Il est légitime de se révolter face à cet ordre social
!
Parce
que nous refusons de déléguer notre pouvoir à ceux qui ne
nous représentent pas, le Forum social des quartiers populaires sera un
espace d'affirmation d'une parole politique, sociale et culturelle à partir
des expériences, des histoires, et de la mémoire de nos quartiers.
Il sera le lieu de réflexions et de convergences de luttes locales, toutes
et tous ensemble donnons leur une visibilité nationale !
Nos
quartiers et leurs habitant-e-s sont riches d'histoires et de traditions d'engagements.

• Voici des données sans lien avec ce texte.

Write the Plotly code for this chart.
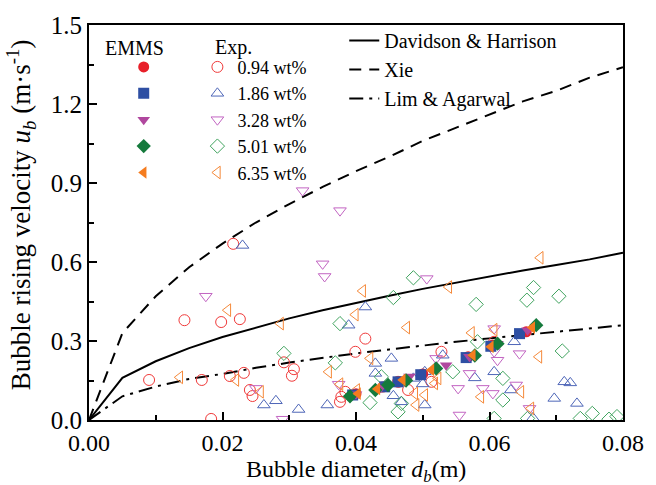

Des révoltes d'esclaves à la Commune de Paris, de l'Etoile nord-africaine
à la Main d'Oeuvre Immigrée (MOI), de la manifestation du 17 octobre
61 aux luttes pour la résorption des bidonvilles et des cités de
transit, des grèves des foyers Sonacotra à la Marche pour l'égalité,
de l'occupation de l'usine Talbot Poissy au mouvement des chômeurs, du mouvement
des sans-papiers au comité contre la double peine ; tous ces combats sont
constitutifs de l'histoire politique, sociale et syndicale de France. Sortons
de l'amnésie collective et de l'ignorance politique pour nous réapproprier
notre mémoire et notre histoire. Les
mouvements d'éducation populaire et les centres sociaux ont été
mis en faillite depuis bien longtemps, par les pouvoirs publics en place. Nous
affirmons que nous avons aussi notre responsabilité lorsque nous ne faisons
rien. Il n'est pas question d'entretenir la démagogie selon laquelle ce
serait toujours les autres qui seraient responsables de tous nos malheurs, nous
ne pouvons ignorer notre responsabilité collective. A nous d'inventer des
formes de solidarités réelles pour améliorer nos conditions
de vie. Nous
avons beaucoup à dire du racisme, des violences policières, des
discriminations sociales, raciales et culturelles, de l'islamophobie, de l'histoire
coloniale et de ses conséquences, etc. mais nous refusons d'être
cantonnés à cela. Nous avons autant à dire de la santé,
de l'éducation, du travail, du libéralisme, du sexisme, de l'environnement,
des rapports Nord-Sud, de l'information, des formes de résistances et de
libération, des combats pour la justice, pour l'égalité,
pour la liberté… L'enjeu est d'initier une présence comme
acteurs et actrices à part entière, produisant nos propres discours
et des pratiques autonomes. L'avenir de nos quartiers dépend de nous, de
vous. Notre
volonté ne se réduit pas à défendre les quartiers
pour les quartiers. Nous avons besoin de références communes et
d'une stratégie collective clairement assumée. Les banlieues occupent
une place centrale dans nos villes, et ne peuvent être gérées
de manière spécifique. Le forum, qui aura lieu les 22, 23 et 24
juin 2007 à St Denis, sera un lieu d'élaboration collective pour
agir. Nous appelons toutes celles et tous ceux pour qui la question des quartiers
est une priorité, à prendre leurs places au sein des collectifs
d'organisation. De nombreuses rencontres et discussions ont abouti à la
création d'une association nationale ayant pour objet l'organisation du
Forum social des quartiers populaires. Dès à présent, nous
vous invitons à nous rejoindre, au travers des collectifs régionaux
d'organisation (Paris, Lyon, Montpellier, Toulouse) pour préparer et construire
cet événement national. Le
forum sera un rendez vous pour celles et ceux qui veulent construire une force
et une parole collective issus des quartiers. Il est impératif de dépasser
nos identités propres et de nous appuyer sur la diversité de nos
histoires politiques, associatives, électorales, faites de revendications,
de luttes et de participations. Carte
d'identité, carte de séjours, sans papiers, toutes et tous, des
quartiers ou d'ailleurs, vous invitent à nous rejoindre pour faire de ce
rendez-vous des quartiers, un moment de convergence politique, social, culturel,
festif, pour imposer une expression commune et offensive de toutes les cités.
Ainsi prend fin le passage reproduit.